The monsters anggali and the imp that Tali and her cohorts encountered in their stop at the Kaggawa’s seemed to draw references from the Filipino aswang and the tiyanak for instance, with the shapeshifting aspect (transforming into winged individuals and hungering for human flesh as well as your reflection appearing upside down in their eyes) and I appreciated that a lot, being an enthusiast of Philippine mythology myself.
As for the central conflicts in the story, it is without a doubt that the stakes are infinitely higher compared to what Tali has to go through in book one. It felt like problems would hinder her path one after the other, and if she doesn’t end up in a near-death experience, Tali or her cohorts end up getting heavily injured. Yet, I also appreciated the complex layering of political schemes and strategizing involved and it hooked my attention from start to the finish.

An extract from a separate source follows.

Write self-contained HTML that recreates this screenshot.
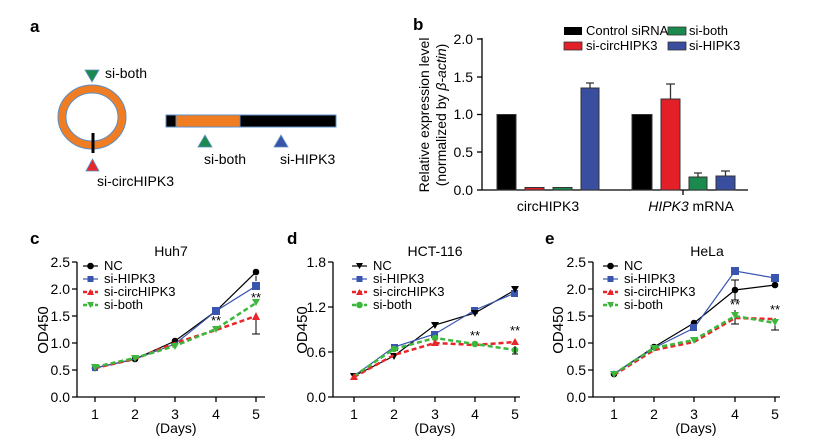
<!DOCTYPE html>
<html><head><meta charset="utf-8"><style>
body{margin:0;background:#fff}
svg{display:block;font-family:"Liberation Sans",Arial,sans-serif}
</style></head><body>
<svg width="818" height="448" viewBox="0 0 818 448" xmlns="http://www.w3.org/2000/svg">
<!-- panel a -->
<text x="30" y="32" font-size="17" font-weight="bold">a</text>
<ellipse cx="92" cy="117" rx="30" ry="28" fill="none" stroke="#5b8fc9" stroke-width="9"/>
<ellipse cx="92" cy="117" rx="30" ry="28" fill="none" stroke="#f07d22" stroke-width="7"/>
<line x1="93" y1="133" x2="93" y2="153" stroke="#000" stroke-width="3"/>
<polygon points="85,70 99,70 92,82" fill="#1a8a4e" stroke="#5b8fc9" stroke-width="0.8"/>
<text x="105" y="78" font-size="14">si-both</text>
<polygon points="86,171 99,171 92.5,159" fill="#e32a2a" stroke="#5b8fc9" stroke-width="0.8"/>
<text x="97" y="186" font-size="14">si-circHIPK3</text>
<rect x="166" y="115" width="170" height="12" fill="#000" stroke="#5b8fc9" stroke-width="1"/>
<rect x="176" y="115" width="64" height="12" fill="#f07d22" stroke="#5b8fc9" stroke-width="1"/>
<polygon points="198,147 212,147 205,135" fill="#1a8a4e" stroke="#5b8fc9" stroke-width="0.8"/>
<text x="204" y="164" font-size="14">si-both</text>
<polygon points="274,147 288,147 281,135" fill="#3a55a8" stroke="#5b8fc9" stroke-width="0.8"/>
<text x="280" y="164" font-size="14">si-HIPK3</text>

<!-- panel b -->
<text x="413" y="30" font-size="17" font-weight="bold">b</text>
<g font-size="14">
<text transform="translate(429,115) rotate(-90)" text-anchor="middle">Relative expression level</text>
<text transform="translate(446,115) rotate(-90)" text-anchor="middle">(normalized by <tspan font-style="italic">β-actin</tspan>)</text>
</g>
<line x1="482" y1="38" x2="482" y2="190" stroke="#000" stroke-width="1.3"/>
<line x1="482" y1="190" x2="748" y2="190" stroke="#000" stroke-width="1.3"/>
<g stroke="#000" stroke-width="1.3">
<line x1="477" y1="39" x2="482" y2="39"/><line x1="477" y1="77" x2="482" y2="77"/><line x1="477" y1="114.5" x2="482" y2="114.5"/><line x1="477" y1="152" x2="482" y2="152"/><line x1="477" y1="190" x2="482" y2="190"/>
<line x1="683" y1="190" x2="683" y2="195"/>
</g>
<g font-size="14" text-anchor="end">
<text x="473" y="44">2.0</text><text x="473" y="82">1.5</text><text x="473" y="119">1.0</text><text x="473" y="157">0.5</text><text x="473" y="195">0.0</text>
</g>
<g stroke="#333" stroke-width="1">
<rect x="497" y="114.5" width="19" height="75.5" fill="#000"/>
<rect x="525" y="187.5" width="19" height="2.5" fill="#e32028"/>
<rect x="553" y="187.5" width="19" height="2.5" fill="#1a8a4e"/>
<rect x="581" y="88" width="18" height="102" fill="#3a4ea0"/>
<rect x="632" y="114.5" width="20" height="75.5" fill="#000"/>
<rect x="661" y="99" width="19" height="91" fill="#e32028"/>
<rect x="689" y="177" width="18" height="13" fill="#1a8a4e"/>
<rect x="716" y="176" width="19" height="14" fill="#3a4ea0"/>
</g>
<g stroke="#333" stroke-width="1.3" fill="none">
<path d="M590 88V83M586 83H594"/>
<path d="M670.5 99V84M666 84H675"/>
<path d="M698 177V173M694 173H702"/>
<path d="M725.5 176V171M721 171H730"/>
</g>
<text x="548" y="211" font-size="14" text-anchor="middle">circHIPK3</text>
<text x="691" y="211" font-size="14" text-anchor="middle"><tspan font-style="italic">HIPK3</tspan> mRNA</text>
<g font-size="13">
<rect x="564" y="27" width="18" height="8" fill="#000"/><text x="586" y="35">Control siRNA</text>
<rect x="668" y="27" width="18" height="8" fill="#1a8a4e" stroke="#333" stroke-width="0.8"/><text x="689" y="35">si-both</text>
<rect x="564" y="42" width="18" height="8" fill="#e32028" stroke="#333" stroke-width="0.8"/><text x="586" y="50">si-circHIPK3</text>
<rect x="668" y="42" width="18" height="8" fill="#3a4ea0" stroke="#333" stroke-width="0.8"/><text x="689" y="50">si-HIPK3</text>
</g>

<!-- panel c -->
<text x="30" y="244" font-size="17" font-weight="bold">c</text>
<text x="171" y="256" font-size="14" text-anchor="middle">Huh7</text>
<text transform="translate(48,330) rotate(-90)" font-size="15" text-anchor="middle">OD450</text>
<path d="M77 262V397H265" stroke="#000" stroke-width="1.3" fill="none"/>
<g stroke="#000" stroke-width="1.3">
<path d="M72 262H77M72 289H77M72 316H77M72 343H77M72 370H77M72 397H77"/>
<path d="M95 397v5M135 397v5M175 397v5M216 397v5M256 397v5"/>
</g>
<g font-size="14" text-anchor="end"><text x="70" y="267">2.5</text><text x="70" y="294">2.0</text><text x="70" y="321">1.5</text><text x="70" y="348">1.0</text><text x="70" y="375">0.5</text><text x="70" y="402">0.0</text></g>
<g font-size="14" text-anchor="middle"><text x="95" y="419">1</text><text x="135" y="419">2</text><text x="175" y="419">3</text><text x="216" y="419">4</text><text x="256" y="419">5</text><text x="176" y="433">(Days)</text></g>
<polyline points="95,368 135,359 175,341 216,311 256,272" fill="none" stroke="#000" stroke-width="1.2"/>
<g fill="#000"><circle cx="95" cy="368" r="3.3"/><circle cx="135" cy="359" r="3.3"/><circle cx="175" cy="341" r="3.3"/><circle cx="216" cy="311" r="3.3"/><circle cx="256" cy="272" r="3.3"/></g>
<polyline points="95,368 135,359 175,344 216,311 256,286" fill="none" stroke="#3a55b0" stroke-width="1.2"/>
<path d="M256 281v-5" stroke="#000"/>
<g fill="#3a55b0"><rect x="92" y="365" width="6" height="6"/><rect x="212" y="307" width="8" height="8"/><rect x="252" y="282" width="8" height="8"/></g>
<polyline points="95,368 135,359 175,343 216,330 256,316" fill="none" stroke="#e8262a" stroke-width="2.5" stroke-dasharray="5,3"/>
<path d="M256 316v18M252 334h8" stroke="#000"/>
<polygon points="252,320 260,320 256,312" fill="#e8262a"/>
<polyline points="95,367 135,358 175,346 216,329 256,303" fill="none" stroke="#3cb83c" stroke-width="2.5" stroke-dasharray="5,3"/>
<g fill="#3cb83c"><polygon points="91,364 99,364 95,371"/><polygon points="131,355 139,355 135,362"/><polygon points="171,343 179,343 175,350"/><polygon points="212,326 220,326 216,333"/><polygon points="252,299 260,299 256,306"/></g>
<g font-size="13" text-anchor="middle"><text x="216" y="325">**</text><text x="256" y="302">**</text></g>
<g font-size="13">
<path d="M83 266H98" stroke="#000" stroke-width="1.2"/><circle cx="90.5" cy="266" r="3.3"/><text x="104" y="270">NC</text>
<path d="M83 279H98" stroke="#3a55b0" stroke-width="1.2"/><rect x="87.5" y="276" width="6" height="6" fill="#3a55b0"/><text x="104" y="283">si-HIPK3</text>
<path d="M83 292H98" stroke="#e8262a" stroke-width="2.5" stroke-dasharray="4,2"/><polygon points="87,295 94,295 90.5,289" fill="#e8262a"/><text x="104" y="296">si-circHIPK3</text>
<path d="M83 305H98" stroke="#3cb83c" stroke-width="2.5" stroke-dasharray="4,2"/><polygon points="87,302 94,302 90.5,308" fill="#3cb83c"/><text x="104" y="309">si-both</text>
</g>

<!-- panel d -->
<text x="287" y="244" font-size="17" font-weight="bold">d</text>
<text x="435" y="256" font-size="14" text-anchor="middle">HCT-116</text>
<text transform="translate(307,330) rotate(-90)" font-size="15" text-anchor="middle">OD450</text>
<path d="M333 262V397H520" stroke="#000" stroke-width="1.3" fill="none"/>
<g stroke="#000" stroke-width="1.3">
<path d="M328 262H333M328 307H333M328 352H333M328 397H333"/>
<path d="M354 397v5M394 397v5M435 397v5M475 397v5M515 397v5"/>
</g>
<g font-size="14" text-anchor="end"><text x="326" y="267">1.8</text><text x="326" y="312">1.2</text><text x="326" y="357">0.6</text><text x="326" y="402">0.0</text></g>
<g font-size="14" text-anchor="middle"><text x="354" y="419">1</text><text x="394" y="419">2</text><text x="435" y="419">3</text><text x="475" y="419">4</text><text x="515" y="419">5</text><text x="435" y="433">(Days)</text></g>
<polyline points="354,376 394,356 435,325 475,313 515,290" fill="none" stroke="#000" stroke-width="1.2"/>
<polyline points="354,376 394,347 435,334 475,310 515,293" fill="none" stroke="#3a55b0" stroke-width="1.2"/>
<g fill="#3a55b0"><rect x="391" y="344" width="7" height="7"/><rect x="431" y="331" width="7" height="7"/><rect x="471" y="307" width="7" height="7"/><rect x="511" y="290" width="7" height="7"/></g>
<g fill="#000"><polygon points="350,373 358,373 354,380"/><polygon points="390,353 398,353 394,360"/><polygon points="431,322 439,322 435,329"/><polygon points="471,310 479,310 475,317"/><polygon points="511,286 519,286 515,293"/></g>
<polyline points="354,377 394,355 435,343 475,345 515,342" fill="none" stroke="#e8262a" stroke-width="2.5" stroke-dasharray="5,3"/>
<polyline points="354,376 394,349 435,338 475,344 515,350" fill="none" stroke="#3cb83c" stroke-width="2.5" stroke-dasharray="5,3"/>
<g fill="#3cb83c"><circle cx="394" cy="349" r="3.3"/><circle cx="435" cy="338" r="3.3"/><circle cx="475" cy="344" r="3.3"/><circle cx="515" cy="350" r="3.3"/></g>
<g fill="#e8262a"><polygon points="350,380 358,380 354,373"/><polygon points="431,346 439,346 435,339"/><polygon points="511,345 519,345 515,338"/></g>
<path d="M515 346v8M512 354h6" stroke="#000"/>
<g font-size="13" text-anchor="middle"><text x="475" y="340">**</text><text x="515" y="335">**</text></g>
<g font-size="13">
<path d="M352 266H367" stroke="#000" stroke-width="1.2"/><polygon points="356,263 363,263 359.5,269"/><text x="373" y="270">NC</text>
<path d="M352 279H367" stroke="#3a55b0" stroke-width="1.2"/><rect x="356.5" y="276" width="6" height="6" fill="#3a55b0"/><text x="373" y="283">si-HIPK3</text>
<path d="M352 292H367" stroke="#e8262a" stroke-width="2.5" stroke-dasharray="4,2"/><polygon points="356,295 363,295 359.5,289" fill="#e8262a"/><text x="373" y="296">si-circHIPK3</text>
<path d="M352 305H367" stroke="#3cb83c" stroke-width="2.5" stroke-dasharray="4,2"/><circle cx="359.5" cy="305" r="3.3" fill="#3cb83c"/><text x="373" y="309">si-both</text>
</g>

<!-- panel e -->
<text x="545" y="244" font-size="17" font-weight="bold">e</text>
<text x="707" y="256" font-size="14" text-anchor="middle">HeLa</text>
<text transform="translate(563,330) rotate(-90)" font-size="15" text-anchor="middle">OD450</text>
<path d="M593 262V397H780" stroke="#000" stroke-width="1.3" fill="none"/>
<g stroke="#000" stroke-width="1.3">
<path d="M588 262H593M588 289H593M588 316H593M588 343H593M588 370H593M588 397H593"/>
<path d="M614 397v5M654 397v5M694 397v5M735 397v5M775 397v5"/>
</g>
<g font-size="14" text-anchor="end"><text x="586" y="267">2.5</text><text x="586" y="294">2.0</text><text x="586" y="321">1.5</text><text x="586" y="348">1.0</text><text x="586" y="375">0.5</text><text x="586" y="402">0.0</text></g>
<g font-size="14" text-anchor="middle"><text x="614" y="419">1</text><text x="654" y="419">2</text><text x="694" y="419">3</text><text x="735" y="419">4</text><text x="775" y="419">5</text><text x="696" y="433">(Days)</text></g>
<polyline points="614,374 654,347 694,323 735,290 775,285" fill="none" stroke="#000" stroke-width="1.2"/>
<path d="M735 280v20M731 280h8M731 300h8" stroke="#000"/>
<g fill="#000"><circle cx="614" cy="374" r="3.3"/><circle cx="654" cy="347" r="3.3"/><circle cx="694" cy="323" r="3.3"/><circle cx="735" cy="290" r="3.3"/><circle cx="775" cy="285" r="3.3"/></g>
<polyline points="614,374 654,348 694,328 735,271 775,278" fill="none" stroke="#3a55b0" stroke-width="1.2"/>
<g fill="#3a55b0"><rect x="690" y="324" width="7" height="7"/><rect x="731" y="267" width="8" height="8"/><rect x="771" y="274" width="8" height="8"/></g>
<polyline points="614,375 654,350 694,342 735,318 775,319" fill="none" stroke="#e8262a" stroke-width="2.5" stroke-dasharray="5,3"/>
<polyline points="614,374 654,348 694,340 735,316 775,323" fill="none" stroke="#3cb83c" stroke-width="2.5" stroke-dasharray="5,3"/>
<path d="M775 318v12M771 330h8M735 310v14M731 324h8" stroke="#000"/>
<g fill="#3cb83c"><polygon points="610,371 618,371 614,378"/><polygon points="650,345 658,345 654,352"/><polygon points="690,337 698,337 694,344"/><polygon points="731,312 739,312 735,319"/><polygon points="771,319 779,319 775,326"/></g>
<g font-size="13" text-anchor="middle"><text x="735" y="309">**</text><text x="775" y="314">**</text></g>
<g font-size="13">
<path d="M603 266H618" stroke="#000" stroke-width="1.2"/><circle cx="610.5" cy="266" r="3.3"/><text x="624" y="270">NC</text>
<path d="M603 279H618" stroke="#3a55b0" stroke-width="1.2"/><rect x="607.5" y="276" width="6" height="6" fill="#3a55b0"/><text x="624" y="283">si-HIPK3</text>
<path d="M603 292H618" stroke="#e8262a" stroke-width="2.5" stroke-dasharray="4,2"/><polygon points="607,295 614,295 610.5,289" fill="#e8262a"/><text x="624" y="296">si-circHIPK3</text>
<path d="M603 305H618" stroke="#3cb83c" stroke-width="2.5" stroke-dasharray="4,2"/><polygon points="607,302 614,302 610.5,308" fill="#3cb83c"/><text x="624" y="309">si-both</text>
</g>
</svg>
</body></html>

In summary, The Ikessar Falcon delivers a strong, action-packed follow-up to its predecessor, with higher stakes and a tempest of schemes lined up for Queen Talyien to face head-on. This book, despite the amount of stress it caused me, was something I equally enjoyed and agonized over. (I say this, but in a very good way. I love it when books stress me out, it makes for an interesting reading experience.) If you manage to pick up a copy of the first two books in The Chronicles of The Bitch Queen, brace yourself for one hell of a ride.
Overall Rating: 🌟🌟🌟🌟🌟
An advanced reading copy was provided by Orbit Books in partnership with Caffeine Book Tours to the blogger in exchange for an honest review. All quotes used in this post are subject to final revisions in the finished copy. All opinions are my own.
About the Author
K.S. Villoso was born in a dank hospital on an afternoon in Albay, Philippines, and things have generally been okay since then. After spending most of her childhood in a slum area in Taguig (where she dodged death-defying traffic, ate questionable food, and fell into open-pit sewers more often than one ought to), she and her family immigrated to Vancouver, Canada, where they spent the better part of two decades trying to chase the North American Dream. She is now living amidst the forest and mountains with her family, children, and dogs in Anmore, BC.